A lady friend of the St. Louis Republic, residing in Colorado, writes to that paper as follows . A Miss Somebody, whose name the writer has forgotten, was born deaf and dumb. On reaching womanhood, her affliction notwithstanding, she married a man by the name of Harris. who lived near Nebo, 111. Soon after this event her father died, and later on her mother married a widower named Ewing. Mr. Ewing had a son by his first marriage, who,quite naturally, thus became the stepbrother of the deaf and dumb Mrs. Harris. In the course of events Harris died, and his widow married young Ewing, and to them was born a daughter, a beautiful girl, whom they named Alice. Within a few years the deaf and dumb Mrs.

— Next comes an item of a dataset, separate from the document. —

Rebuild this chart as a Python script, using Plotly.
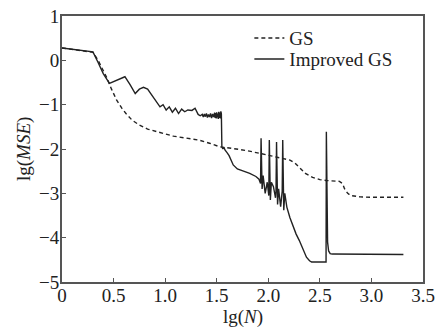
import plotly.graph_objects as go

# GS (dashed) curve
gs_x = [0.0, 0.10, 0.20, 0.30, 0.35, 0.40, 0.43, 0.48, 0.53, 0.58, 0.62, 0.68, 0.75, 0.83, 0.91,
        1.00, 1.08, 1.20, 1.33, 1.43, 1.53, 1.66, 1.80, 1.92, 2.02, 2.11, 2.21, 2.26, 2.30,
        2.36, 2.43, 2.50, 2.56, 2.62, 2.69, 2.72, 2.74, 2.77, 2.80, 2.89, 3.00, 3.31]
gs_y = [0.28, 0.25, 0.22, 0.18, 0.00, -0.22, -0.37, -0.65, -0.90, -1.08, -1.20, -1.35, -1.46, -1.55, -1.61,
        -1.66, -1.71, -1.75, -1.80, -1.87, -1.95, -1.99, -2.04, -2.10, -2.15, -2.20, -2.25, -2.32, -2.42,
        -2.55, -2.64, -2.69, -2.71, -2.72, -2.73, -2.78, -2.90, -3.00, -3.05, -3.08, -3.09, -3.09]

# Improved GS (solid) curve
imp_x = [0.0, 0.10, 0.20, 0.30, 0.35, 0.40, 0.46, 0.53, 0.61, 0.66, 0.71, 0.75, 0.79, 0.83, 0.88, 0.95,
         0.98, 1.01, 1.04, 1.07, 1.10, 1.13, 1.16, 1.19, 1.22, 1.26, 1.29, 1.32, 1.34,
         1.36, 1.37, 1.38, 1.39, 1.40, 1.41, 1.42, 1.43, 1.44, 1.45, 1.46, 1.47, 1.48, 1.485,
         1.49, 1.495, 1.50, 1.505, 1.51, 1.515, 1.52, 1.525, 1.53, 1.535, 1.54, 1.545,
         1.55, 1.56, 1.57, 1.58, 1.60, 1.62, 1.66, 1.70, 1.76, 1.82, 1.88, 1.91,
         1.925, 1.93, 1.94, 1.95, 1.97, 1.99, 2.005, 2.01, 2.02, 2.03, 2.05, 2.07, 2.075, 2.08,
         2.09, 2.10, 2.12, 2.13, 2.135, 2.14, 2.15, 2.16, 2.18, 2.21, 2.24, 2.27, 2.30, 2.34,
         2.37, 2.40, 2.42, 2.50, 2.56, 2.563, 2.567, 2.575, 2.585, 2.60, 2.62, 3.0, 3.31]
imp_y = [0.28, 0.25, 0.22, 0.19, -0.05, -0.30, -0.52, -0.45, -0.37, -0.55, -0.75, -0.65, -0.61, -0.65, -0.82, -1.05,
         -1.00, -1.12, -1.05, -1.17, -1.08, -1.20, -1.10, -1.16, -1.12, -1.13, -1.08, -1.22, -1.25,
         -1.22, -1.28, -1.21, -1.27, -1.20, -1.29, -1.22, -1.28, -1.20, -1.30, -1.21, -1.28, -1.18, -1.30,
         -1.19, -1.31, -1.17, -1.29, -1.20, -1.32, -1.16, -1.30, -1.18, -1.31, -1.15, -1.20,
         -1.95, -2.00, -1.96, -2.02, -2.08, -2.15, -2.36, -2.45, -2.50, -2.55, -2.62, -2.68,
         -2.78, -1.76, -2.90, -2.60, -3.00, -2.75, -3.05, -1.80, -3.15, -2.75, -2.85, -3.10, -2.95, -1.84,
         -3.25, -2.90, -3.30, -3.05, -2.95, -1.80, -3.38, -3.00, -3.31, -3.55, -3.76, -3.92, -4.06, -4.28,
         -4.44, -4.52, -4.55, -4.55, -4.55, -1.61, -3.70, -4.10, -4.30, -4.36, -4.37, -4.38, -4.38]

x_ticks = [0, 0.5, 1.0, 1.5, 2.0, 2.5, 3.0, 3.5]
x_labels = ["0", "0.5", "1.0", "1.5", "2.0", "2.5", "3.0", "3.5"]
y_ticks = [1, 0, -1, -2, -3, -4, -5]
y_labels = ["1", "0", "\u22121", "\u22122", "\u22123", "\u22124", "\u22125"]
x_title = "lg(<i>N</i>)"
y_title = "lg(<i>MSE</i>)"

font_family = "Liberation Serif"
line_col = "#222222"
frame_col = "#555555"

fig = go.Figure()
fig.add_trace(go.Scatter(x=gs_x, y=gs_y, mode="lines", name="GS", legend="legend",
                         line=dict(color=line_col, width=1.4, dash="4px,3px")))
fig.add_trace(go.Scatter(x=imp_x, y=imp_y, mode="lines", name="Improved GS", legend="legend2",
                         line=dict(color=line_col, width=1.4)))

leg_common = dict(xanchor="left", yanchor="middle", bgcolor="rgba(0,0,0,0)",
                  font=dict(size=19), itemwidth=30)

fig.update_layout(
    width=443, height=327,
    margin=dict(l=62, r=20, t=16, b=45),
    paper_bgcolor="white", plot_bgcolor="white",
    font=dict(family=font_family, size=19, color="#222222"),
    showlegend=True,
    legend=dict(x=0.519, y=0.917, **leg_common),
    legend2=dict(x=0.519, y=0.838, **leg_common),
    xaxis=dict(range=[0, 3.5], tickvals=x_ticks, ticktext=x_labels, ticks="inside", ticklen=4,
               tickcolor=frame_col, showline=True, linecolor=frame_col, linewidth=2, mirror=True,
               showgrid=False, zeroline=False, ticklabelstandoff=-5, automargin=False),
    yaxis=dict(range=[-5, 1], tickvals=y_ticks, ticktext=y_labels, ticks="inside", ticklen=4,
               tickcolor=frame_col, showline=True, linecolor=frame_col, linewidth=2, mirror=True,
               showgrid=False, zeroline=False, ticklabelstandoff=-3, automargin=False),
    annotations=[
        dict(text=x_title, xref="paper", yref="paper", x=0.5, y=-35 / 266,
             xanchor="center", yanchor="middle", showarrow=False, font=dict(size=19)),
        dict(text=y_title, xref="paper", yref="paper", x=(24 - 62) / 361, y=0.5,
             xanchor="center", yanchor="middle", textangle=-90, showarrow=False, font=dict(size=19)),
    ],
)

fig.write_html("out.html")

Ewing’s mother, the elder Mrs. Ewing, died, and so, too, did young Ewing. In other words, the younger Mrs. Ewing’s mother and husband both died, they being the elder Ewing’s wife and son. To console each other, and, probably, in order to keep the marrying business in the family, old Mr. Ewing and the young Mrs. Ewing were joined in the holy bonds of matrimony, this being the third time that the silent bride had been led to the altar. The fruit of this last marriage was a daughter, Esther by name. Alice Harris was still living at that time, and probably is to-day, and it is between her and Esther Ewing that this complicated relationship exists. By careful thought you will see that Alice and Esther are half-sisters. Esther’s father is Alice’s grandfather, and is also her (Esther’s) half-brother. Quite complicated, isn’t it, to say nothing about the stepfathers, stepbrothers, half-brothers, half-sisters and stepsisters which this odd series of tangled matrimonial alliances brought about?